La misère étant mauvaise conseillère, «cette paix que nous sommes en train de conquérir doit être consolidée par le ne raffermissement de la situation économique», plaide Domitien Ndayizeye à l’intention de son homologue français Jacques Chirac. Il compte sur un concours bilatéral français en renfort des promesses faites en début de semaine à Bruxelles au Forum des partenaires au développement du Burundi. Placée sous l’égide du Programme des Nations unies pour le développement (PNUD), la réunion a mobilisé de très nombreux bailleurs de fonds potentiels, en particulier autour de «la relance socio-économique et du financement de la réforme des corps de défense et de sécurité». Exsangue, le Burundi ne peut se relever seul d’une décennie de guerre.

Avec un peu plus d’un demi milliard de dollars seulement en 2002, le produit national brut (PNB) burundais a été divisé par trois depuis 1991. Les deux tiers de la population vivent loin en dessous du seuil de pauvreté et il y a aussi les centaines de milliers de réfugiés à réintégrer. Les autorités de transition demandaient environ un milliard et demi de dollars pour parer au plus pressé. Elles ont obtenu un milliard de dollars , dont une petite dizaine de millions de dollars d’aide fiduciaire pour combler le trou de la dette extérieure et l’assurance de nombreux engagements. Leur mise en œuvre effective sera surveillée par des comités de suivi. Par le passé, seulement 20 % des précédentes promesses auraient été suivies d’effets. En fait, ce qu’il faudrait au Burundi, «c’est un véritable plan Marshall». Mais le milliard annoncé peut être une vraie planche de salut.

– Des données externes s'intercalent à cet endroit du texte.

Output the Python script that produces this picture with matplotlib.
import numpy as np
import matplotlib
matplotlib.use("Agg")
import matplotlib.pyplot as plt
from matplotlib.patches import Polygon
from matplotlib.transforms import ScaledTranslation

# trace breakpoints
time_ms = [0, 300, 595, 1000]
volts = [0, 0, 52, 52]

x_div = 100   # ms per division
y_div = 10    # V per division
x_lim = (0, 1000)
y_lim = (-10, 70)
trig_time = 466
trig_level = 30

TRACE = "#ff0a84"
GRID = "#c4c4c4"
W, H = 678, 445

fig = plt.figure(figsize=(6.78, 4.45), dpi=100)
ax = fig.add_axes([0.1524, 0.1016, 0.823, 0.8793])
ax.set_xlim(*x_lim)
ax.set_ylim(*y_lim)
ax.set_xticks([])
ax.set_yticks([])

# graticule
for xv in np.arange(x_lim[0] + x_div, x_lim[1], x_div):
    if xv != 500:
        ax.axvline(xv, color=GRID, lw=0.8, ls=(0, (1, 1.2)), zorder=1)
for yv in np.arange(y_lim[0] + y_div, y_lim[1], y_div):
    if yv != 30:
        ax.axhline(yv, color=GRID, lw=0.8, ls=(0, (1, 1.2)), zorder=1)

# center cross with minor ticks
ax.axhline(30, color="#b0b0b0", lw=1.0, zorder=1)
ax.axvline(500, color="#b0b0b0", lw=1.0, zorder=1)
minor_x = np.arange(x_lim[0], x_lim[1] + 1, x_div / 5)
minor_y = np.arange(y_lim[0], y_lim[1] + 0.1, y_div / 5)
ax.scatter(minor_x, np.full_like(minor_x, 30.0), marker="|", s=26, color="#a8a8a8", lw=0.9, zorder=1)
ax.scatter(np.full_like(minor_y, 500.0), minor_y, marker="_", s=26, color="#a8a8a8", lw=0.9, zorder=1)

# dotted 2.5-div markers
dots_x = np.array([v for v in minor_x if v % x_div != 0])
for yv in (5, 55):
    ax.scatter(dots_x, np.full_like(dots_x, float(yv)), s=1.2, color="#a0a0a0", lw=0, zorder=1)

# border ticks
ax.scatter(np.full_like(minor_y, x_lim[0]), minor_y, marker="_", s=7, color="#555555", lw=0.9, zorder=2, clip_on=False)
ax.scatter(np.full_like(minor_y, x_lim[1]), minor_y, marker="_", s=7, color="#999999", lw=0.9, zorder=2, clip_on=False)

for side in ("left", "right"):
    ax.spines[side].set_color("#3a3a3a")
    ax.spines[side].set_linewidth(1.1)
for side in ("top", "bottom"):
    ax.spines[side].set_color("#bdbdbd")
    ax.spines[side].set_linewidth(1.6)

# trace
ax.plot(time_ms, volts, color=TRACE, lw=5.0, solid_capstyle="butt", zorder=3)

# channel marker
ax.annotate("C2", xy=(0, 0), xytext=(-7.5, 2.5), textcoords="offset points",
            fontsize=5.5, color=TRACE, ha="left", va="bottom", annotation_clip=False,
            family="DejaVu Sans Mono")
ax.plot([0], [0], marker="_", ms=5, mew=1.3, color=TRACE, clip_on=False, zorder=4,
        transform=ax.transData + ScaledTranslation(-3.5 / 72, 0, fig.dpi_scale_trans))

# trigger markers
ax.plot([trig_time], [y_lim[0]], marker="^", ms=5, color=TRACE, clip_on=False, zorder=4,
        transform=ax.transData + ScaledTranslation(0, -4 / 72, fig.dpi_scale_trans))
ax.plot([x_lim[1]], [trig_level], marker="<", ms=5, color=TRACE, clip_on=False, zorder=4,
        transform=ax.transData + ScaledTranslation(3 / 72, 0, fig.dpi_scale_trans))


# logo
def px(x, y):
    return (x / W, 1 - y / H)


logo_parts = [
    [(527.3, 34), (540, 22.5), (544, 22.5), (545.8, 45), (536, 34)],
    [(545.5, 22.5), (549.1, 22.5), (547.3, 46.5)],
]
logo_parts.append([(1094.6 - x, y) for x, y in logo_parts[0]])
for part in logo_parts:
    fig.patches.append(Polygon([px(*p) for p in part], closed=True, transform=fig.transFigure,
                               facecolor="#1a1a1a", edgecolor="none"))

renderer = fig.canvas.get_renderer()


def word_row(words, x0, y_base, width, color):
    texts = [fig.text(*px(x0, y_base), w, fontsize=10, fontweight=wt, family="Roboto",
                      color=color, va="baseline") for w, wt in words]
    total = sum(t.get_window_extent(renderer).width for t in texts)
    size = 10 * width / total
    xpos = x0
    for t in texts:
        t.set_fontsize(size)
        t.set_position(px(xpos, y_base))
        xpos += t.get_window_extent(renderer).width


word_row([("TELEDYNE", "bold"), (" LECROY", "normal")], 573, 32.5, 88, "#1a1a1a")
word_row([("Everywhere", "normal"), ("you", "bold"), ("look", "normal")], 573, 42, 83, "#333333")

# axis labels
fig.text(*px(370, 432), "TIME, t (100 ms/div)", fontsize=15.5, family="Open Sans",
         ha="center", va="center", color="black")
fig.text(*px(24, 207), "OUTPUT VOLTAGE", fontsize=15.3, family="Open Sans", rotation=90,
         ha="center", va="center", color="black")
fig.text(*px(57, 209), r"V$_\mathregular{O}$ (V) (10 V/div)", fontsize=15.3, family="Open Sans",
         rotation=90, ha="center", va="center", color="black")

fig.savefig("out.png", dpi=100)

«Je suis ici pour demander la contribution de la France en faveur d’une paix durable», a lancé le président Ndayizeye à Paris, qui a déjà promis de débloquer en trois ans 20 millions d’euros d’aide bilatérale et d’annuler au moins autant pour solder ses créances d’aide publique au développement. Une délégation d’entrepreneurs burundais accompagnait Domitien Ndayizeye. Pour attirer les investisseurs dans son petit pays dévasté et sans industrie aucune, le président s’est efforcé de plaider les charmes boisés et lacustres des mille collines, rappelant qu’elles sont bien placées aux abords des hinterland congolais et tanzanien. Il entrevoit un bassin économique naturel dont le développement répondrait à la question foncière tout en aidant la majorité des Burundais à abandonner la houe – et le fusil – au profit d’activités plus rémunératrices. Au total, condamné à l’optimisme après «l’amère expérience de la guerre», Domitien Ndayizeye veut croire qu’il ne se trouvera plus un «Burundais qui voudra encore faire un coup d’état pour nous faire retomber dans une guerre qui finalement nous ramènerait à la table de négociation».

«Moi je suis serein», assure le président en tournée européenne, «la grande libération c’est celle des esprits, de la conscience, des échanges que nous avons eu entre compatriotes». La transition prévoit en effet des garanties de sécurité et de représentation ethnique qui intéressent en particulier les communautés tutsi et twa. Pour leur part, les irréductibles du Palipehutu n’ont toujours pas adapté leur discours aux changements introduits par la transition dans le paysage politico-militaire. Depuis des décennies, ils identifiaient l’armée «monoethnique» tutsi comme leur ennemi principal, en tant que pilier du pouvoir dont leur parti prétendait émanciper «le peuple hutu». «Nous allons demander à M. Ndayizeye, un Hutu, de nous expliquer pourquoi il nous refuse des négociations avec nos frères tutsi», indique aujourd’hui le porte-parole des FNL. Domitien Ndayizeye va tenter de les convaincre de quitter d’abord le sentier de la guerre.